(begin)

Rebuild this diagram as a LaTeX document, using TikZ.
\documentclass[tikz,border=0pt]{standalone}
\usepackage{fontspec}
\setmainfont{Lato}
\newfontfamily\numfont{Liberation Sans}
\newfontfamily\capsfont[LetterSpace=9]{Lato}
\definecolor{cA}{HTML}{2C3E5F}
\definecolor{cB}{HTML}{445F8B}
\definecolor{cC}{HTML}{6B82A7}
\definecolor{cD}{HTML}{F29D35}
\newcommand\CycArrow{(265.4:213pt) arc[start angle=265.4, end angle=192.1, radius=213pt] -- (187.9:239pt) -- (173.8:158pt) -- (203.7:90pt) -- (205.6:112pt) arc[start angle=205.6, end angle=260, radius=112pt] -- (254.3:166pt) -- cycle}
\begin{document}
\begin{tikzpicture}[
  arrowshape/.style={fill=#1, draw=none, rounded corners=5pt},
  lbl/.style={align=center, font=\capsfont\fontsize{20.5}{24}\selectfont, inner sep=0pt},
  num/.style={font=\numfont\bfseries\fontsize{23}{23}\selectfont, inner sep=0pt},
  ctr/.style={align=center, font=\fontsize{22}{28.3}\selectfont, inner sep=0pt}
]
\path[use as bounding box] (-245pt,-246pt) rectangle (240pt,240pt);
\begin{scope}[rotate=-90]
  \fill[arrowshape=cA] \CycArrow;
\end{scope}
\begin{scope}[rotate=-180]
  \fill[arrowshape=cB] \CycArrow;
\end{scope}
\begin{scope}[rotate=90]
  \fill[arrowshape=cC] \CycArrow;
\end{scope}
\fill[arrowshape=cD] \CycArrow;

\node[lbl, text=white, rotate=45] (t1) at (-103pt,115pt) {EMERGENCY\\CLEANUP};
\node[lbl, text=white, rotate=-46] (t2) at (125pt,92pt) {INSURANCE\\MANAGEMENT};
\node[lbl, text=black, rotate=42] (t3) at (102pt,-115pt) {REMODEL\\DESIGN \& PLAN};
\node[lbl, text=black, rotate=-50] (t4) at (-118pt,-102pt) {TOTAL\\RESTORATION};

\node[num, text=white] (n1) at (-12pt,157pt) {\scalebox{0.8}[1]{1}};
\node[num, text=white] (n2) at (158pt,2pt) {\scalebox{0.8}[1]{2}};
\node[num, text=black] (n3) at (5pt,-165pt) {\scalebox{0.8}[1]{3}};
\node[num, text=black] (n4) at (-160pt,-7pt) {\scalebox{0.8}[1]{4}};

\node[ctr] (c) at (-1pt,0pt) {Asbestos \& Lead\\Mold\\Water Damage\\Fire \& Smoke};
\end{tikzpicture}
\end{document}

(end)

▶ Your task
Please quote the data above in full, with no line missing.

▶ Correct output
Rebuild this diagram as a LaTeX document, using TikZ.
\documentclass[tikz,border=0pt]{standalone}
\usepackage{fontspec}
\setmainfont{Lato}
\newfontfamily\numfont{Liberation Sans}
\newfontfamily\capsfont[LetterSpace=9]{Lato}
\definecolor{cA}{HTML}{2C3E5F}
\definecolor{cB}{HTML}{445F8B}
\definecolor{cC}{HTML}{6B82A7}
\definecolor{cD}{HTML}{F29D35}
\newcommand\CycArrow{(265.4:213pt) arc[start angle=265.4, end angle=192.1, radius=213pt] -- (187.9:239pt) -- (173.8:158pt) -- (203.7:90pt) -- (205.6:112pt) arc[start angle=205.6, end angle=260, radius=112pt] -- (254.3:166pt) -- cycle}
\begin{document}
\begin{tikzpicture}[
  arrowshape/.style={fill=#1, draw=none, rounded corners=5pt},
  lbl/.style={align=center, font=\capsfont\fontsize{20.5}{24}\selectfont, inner sep=0pt},
  num/.style={font=\numfont\bfseries\fontsize{23}{23}\selectfont, inner sep=0pt},
  ctr/.style={align=center, font=\fontsize{22}{28.3}\selectfont, inner sep=0pt}
]
\path[use as bounding box] (-245pt,-246pt) rectangle (240pt,240pt);
\begin{scope}[rotate=-90]
  \fill[arrowshape=cA] \CycArrow;
\end{scope}
\begin{scope}[rotate=-180]
  \fill[arrowshape=cB] \CycArrow;
\end{scope}
\begin{scope}[rotate=90]
  \fill[arrowshape=cC] \CycArrow;
\end{scope}
\fill[arrowshape=cD] \CycArrow;

\node[lbl, text=white, rotate=45] (t1) at (-103pt,115pt) {EMERGENCY\\CLEANUP};
\node[lbl, text=white, rotate=-46] (t2) at (125pt,92pt) {INSURANCE\\MANAGEMENT};
\node[lbl, text=black, rotate=42] (t3) at (102pt,-115pt) {REMODEL\\DESIGN \& PLAN};
\node[lbl, text=black, rotate=-50] (t4) at (-118pt,-102pt) {TOTAL\\RESTORATION};

\node[num, text=white] (n1) at (-12pt,157pt) {\scalebox{0.8}[1]{1}};
\node[num, text=white] (n2) at (158pt,2pt) {\scalebox{0.8}[1]{2}};
\node[num, text=black] (n3) at (5pt,-165pt) {\scalebox{0.8}[1]{3}};
\node[num, text=black] (n4) at (-160pt,-7pt) {\scalebox{0.8}[1]{4}};

\node[ctr] (c) at (-1pt,0pt) {Asbestos \& Lead\\Mold\\Water Damage\\Fire \& Smoke};
\end{tikzpicture}
\end{document}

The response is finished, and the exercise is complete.